E uma das perguntas a que os Srs. Deputados do partido do Governo têm de responder hoje e aqui é esta: deve ou não o despedimento, individual ou colectivo, de um representante eleito pelos trabalhadores passar pelo controlo judicial prévio da sua licitude? Impressionava ao PSD, na lei que revogou, aquilo que, segundo dizia, correspondia a retirar o poder disciplinar à entidade patronal. O que, de resto, não corresponde à verdade. A entidade patronal sempre foi a detentora activa desse poder disciplinar. Mas o que, de facto, repugnava ao PSD era o controlo judicial prévio. Como se a solução da nossa lei fosse solução única no panorama europeu.
A este respeito gostaríamos de recordar que, na Bélgica, desde o Decreto n.º 4, de 11 de Outubro de 1978, os representantes dos trabalhadores e os candidatos não podem ser despedidos senão depois de o tribunal ter verificado a existência de uma justa causa, e de uma justa causa que tenha a característica de grave. E, já em 1988, no próprio Parlamento belga, foi apresentada uma proposta no sentido de reforçar a fiscalização judicial prévia. E também em França existe essa fiscalização, embora com outros moldes - ela fica a cargo do inspector de trabalho.
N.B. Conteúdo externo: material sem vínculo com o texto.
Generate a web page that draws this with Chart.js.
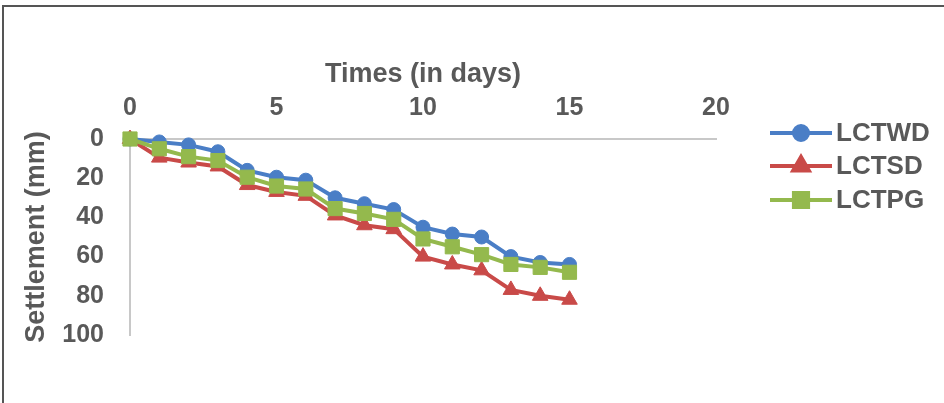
<!DOCTYPE html>
<html>
<head>
<meta charset="utf-8">
<script src="https://cdn.jsdelivr.net/npm/chart.js@4.4.1/dist/chart.umd.min.js"></script>
<style>
	html, body { margin: 0; padding: 0; background: #fff; }
	#wrap { position: relative; width: 944px; height: 403px; }
	#frame {
		position: absolute; left: 2px; top: 5px; right: 0; bottom: 0;
		border-left: 2px solid #555; border-top: 2px solid #555;
		pointer-events: none;
	}
</style>
</head>
<body>
<div id="wrap">
	<canvas id="chart" width="944" height="403"></canvas>
	<div id="frame"></div>
</div>
<script>

// settlement readings, one per day
var days = [0, 1, 2, 3, 4, 5, 6, 7, 8, 9, 10, 11, 12, 13, 14, 15];
var lctwd = [0, 1.5, 3, 6.5, 16, 19.5, 21, 30, 33, 36, 45, 48.5, 50, 60, 63, 64];
var lctsd = [0, 9.5, 12, 14, 23.5, 27, 29, 39, 44, 46, 60, 64, 67, 77, 80, 82];
var lctpg = [0, 5, 9, 11, 19.5, 24, 25.5, 35.5, 38, 41, 51, 55, 59, 64, 65.5, 68];

var xTicks = [0, 5, 10, 15, 20];
var yTicks = [0, 20, 40, 60, 80, 100];

var textGrey = '#595959';
var fontFamily = '"Liberation Sans", Arial, sans-serif';

function toPoints(values){
	return days.map(function(d, i){ return {x: d, y: values[i]}; });
}

function series(label, values, color, style, radius, order){
	return {
		label: label,
		data: toPoints(values),
		borderColor: color,
		backgroundColor: color,
		borderWidth: 4,
		pointStyle: style,
		pointRadius: radius,
		pointBorderWidth: 1,
		pointBackgroundColor: color,
		pointBorderColor: color,
		tension: 0,
		clip: false,
		order: order
	};
}

var datasets = [
	series('LCTWD', lctwd, '#4A7EC6', 'circle', 7, 2),
	series('LCTSD', lctsd, '#C94A48', 'triangle', 9, 1),
	series('LCTPG', lctpg, '#94B94D', 'rect', 10, 0)
];

// legend on the right: line sample with the marker in the middle
var sideLegend = {
	id: 'sideLegend',
	afterDraw: function(chart){
		var ctx = chart.ctx;
		var rows = [133, 166, 200];
		ctx.save();
		chart.data.datasets.forEach(function(ds, i){
			var y = rows[i];
			ctx.strokeStyle = ds.borderColor;
			ctx.lineWidth = 4;
			ctx.beginPath();
			ctx.moveTo(770, y);
			ctx.lineTo(832, y);
			ctx.stroke();
			ctx.fillStyle = ds.backgroundColor;
			Chart.helpers.drawPoint(ctx, {
				pointStyle: ds.pointStyle,
				radius: ds.pointRadius,
				rotation: 0,
				borderWidth: 1
			}, 801, y);
			ctx.fillStyle = textGrey;
			ctx.font = 'bold 26px ' + fontFamily;
			ctx.textAlign = 'left';
			ctx.textBaseline = 'middle';
			ctx.fillText(ds.label, 836, y + 1);
		});
		ctx.restore();
	}
};

new Chart(document.getElementById('chart'), {
	type: 'line',
	data: { datasets: datasets },
	plugins: [sideLegend],
	options: {
		responsive: false,
		animation: false,
		layout: { padding: { left: 0, top: 0, right: 228, bottom: 68 } },
		plugins: {
			legend: { display: false },
			tooltip: { enabled: false }
		},
		scales: {
			x: {
				type: 'linear',
				position: 'top',
				min: 0,
				max: 20,
				afterFit: function(scale){ scale.height = 139; },
				afterBuildTicks: function(scale){
					scale.ticks = xTicks.map(function(v){ return {value: v}; });
				},
				grid: { display: false, drawTicks: false },
				border: { display: true, color: '#c8c8c8', width: 2 },
				ticks: {
					padding: 16,
					color: textGrey,
					font: { family: fontFamily, size: 25, weight: 'bold' }
				},
				title: {
					display: true,
					text: 'Times (in days)',
					color: textGrey,
					padding: { top: 58, bottom: 0 },
					font: { family: fontFamily, size: 27, weight: 'bold' }
				}
			},
			y: {
				type: 'linear',
				reverse: true,
				min: 0,
				max: 100,
				afterFit: function(scale){ scale.width = 130; },
				afterBuildTicks: function(scale){
					scale.ticks = yTicks.map(function(v){ return {value: v}; });
				},
				grid: { display: false, drawTicks: false },
				border: { display: true, color: '#c8c8c8', width: 2 },
				ticks: {
					padding: 26,
					color: textGrey,
					font: { family: fontFamily, size: 25, weight: 'bold' }
				},
				title: {
					display: true,
					text: 'Settlement (mm)',
					color: textGrey,
					padding: { top: 20, bottom: 0 },
					font: { family: fontFamily, size: 27, weight: 'bold' }
				}
			}
		}
	}
});
</script>
</body>
</html>
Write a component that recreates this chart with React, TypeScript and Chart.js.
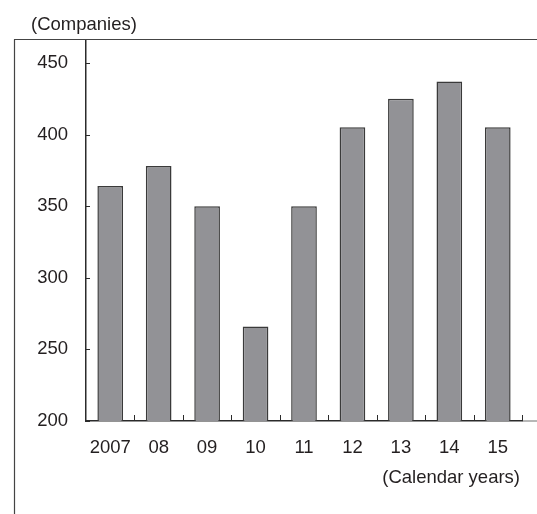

Desconfiamos que para o PSD, em matéria de direito laboral, este direito comparado não serve. Não sei se quererá ir buscar a Singapura qualquer regime que possa aplicar aos trabalhadores portugueses! Mas terá de explicar porquê, porque é que não aceita estes exemplos do direito comparado.
O capítulo III do nosso projecto institui um sistema de fiscalização judicial prévia do despedimento.